Tuesday, September 18, 2007

A “Beginner’s Guide” to Fault Tolerant Power Supplies

The effectiveness of having a fault tolerant power strategy was demonstrated after hurricane Katrina hit the Gulf Coast in 2005. A financial news television station interviewed the heads of two telecom carriers to find out when their telephone services would be operational again. The interview was very short – “we never lost service” they replied.

The telephone systems we take for granted have expensive and complex back up systems. Fault tolerant power supplies are supported by battery banks, generators and uninterruptible power supplies.

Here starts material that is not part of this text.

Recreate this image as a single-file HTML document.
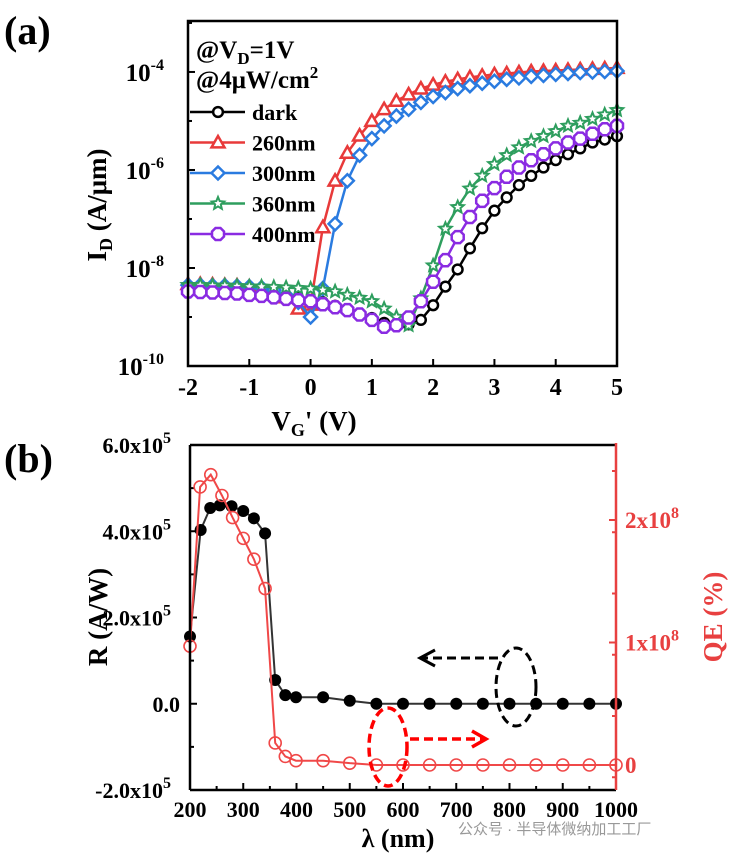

Large Industrial complexes have also implemented similar systems - having an oil refinery stop production can result in enormous sums of money being lost!

For those with less extensive budgets, this brief article will explain the benefits, terminology and tips on how to implement a relatively low cost, but effective system.

Why have redundant power supplies?
Imagine a 24VDC 10A power supply driving motors and sensors on a conveyor based production line. For two or three years everything works fine, then one Friday (always at the end of the month), the power supply fails causing the conveyor to stop. Even if a spare part is in stock, it could still result in 30 minutes of expensive lost production.

If two identical power supplies had been installed in a fault tolerant, redundant mode, the remaining (good) unit would have continued to power the production line. The failed power supply could then be replaced at a more convenient time during routine maintenance.

Frequently Used Terminology

N+1
An expression where N is the number of power supplies needed to run the system. The simple two power supply system mentioned above would be considered 1+1. A triple redundant system (where two failures would have to occur to shut the system down) would be designated 1+2.

Hot-swap
Some equipment is operated 24 hours a day, 7 days a week, allowing no time to bring the system down for maintenance. In this case the failed power supply must be “swapped” out and a new one inserted without disruption to equipment operation.

ORing diodes
In the rare event of a power supply failing with a shorted output, low voltage-drop ORing diodes block that short from bringing down the system power.

Current share
Some power systems employ a method of balancing the current between the power supplies to increase field life. This can be an electronic signal wire that links the power supplies together or a switch* on the power supply that initiates a slight drop in the output voltage as more current is drawn. (*Common on high power DIN rail units)

Two Ways of Implementing Fault Tolerance

DIN Rail mount
For the example listed above, the simplest off-the-shelf solution is to use a diode “ORing” module and two power supplies. Here we are using Lambda’s DIN rail mount DLP-PU module and two 24V 10A DLP240-24-1/E power supplies.


Tip: When wiring the system, ensure that the cable lengths from the output of the power supplies to the ORing module are equal. This will help optimize the performance and life of the power supplies.
Inside the diode ORing module are two diodes and two alarm relays. Even in the event of one power supply failing with an internal short circuit, the remaining unit will continue to deliver power. See below.


Tip: - It is important to identify power supply failure using the relay alarms to flag the need for maintenance. Engineers sometimes overlook this which can result in a second failure unexpectedly bringing the system down!

Rack Mount
System Engineers requiring more power are turning to the communications style racks. These sophisticated low cost systems allow power supplies to be hot-swapped and come completely self contained. An example of such a product is Lambda’s FPS series.
Advantages of this solution include:
  • Easy mounting into a standard 19” rack
  • All in one solution
  • Hotswap capable (ORing diodes or MOSFET switches built-in)
  • No tools are required for replacement of a supply
  • High density, low profile (1.75”)
  • Off the shelf parts
  • Fully safety approved
  • All necessary warning signals included
  • 12V, 24V, 32-36V and 48V outputs

Click on http://www.lambdapower.com/products/fps-series.htm for an animated example.

Finally, one important note
A company wanted to ensure that in the event of a power supply failure their system would continue to operate. A battery was installed across the power supply output to give 24 hours uptime in the event of a power supply failure.

Unfortunately no thought was given to how anyone would know that the system needed maintenance! The power supply did eventually fail and the battery kept the system up for 24 hours before it discharged resulting in a system shutdown. A simple alarm circuit could have prevented that.

If you take Lambda’s recommendation to invest a little extra money up front to make your power system more secure, test your system to make sure you have it right!

2 comments:

Anonymous said...

Thanks for providing such a complete overview of what "Fault Tolerant" means.

lutzpatricia said...

Very detailed instruction on this topic that is extremily helpful, especially bringing to light not to overlook building the alarm circuitry into the system.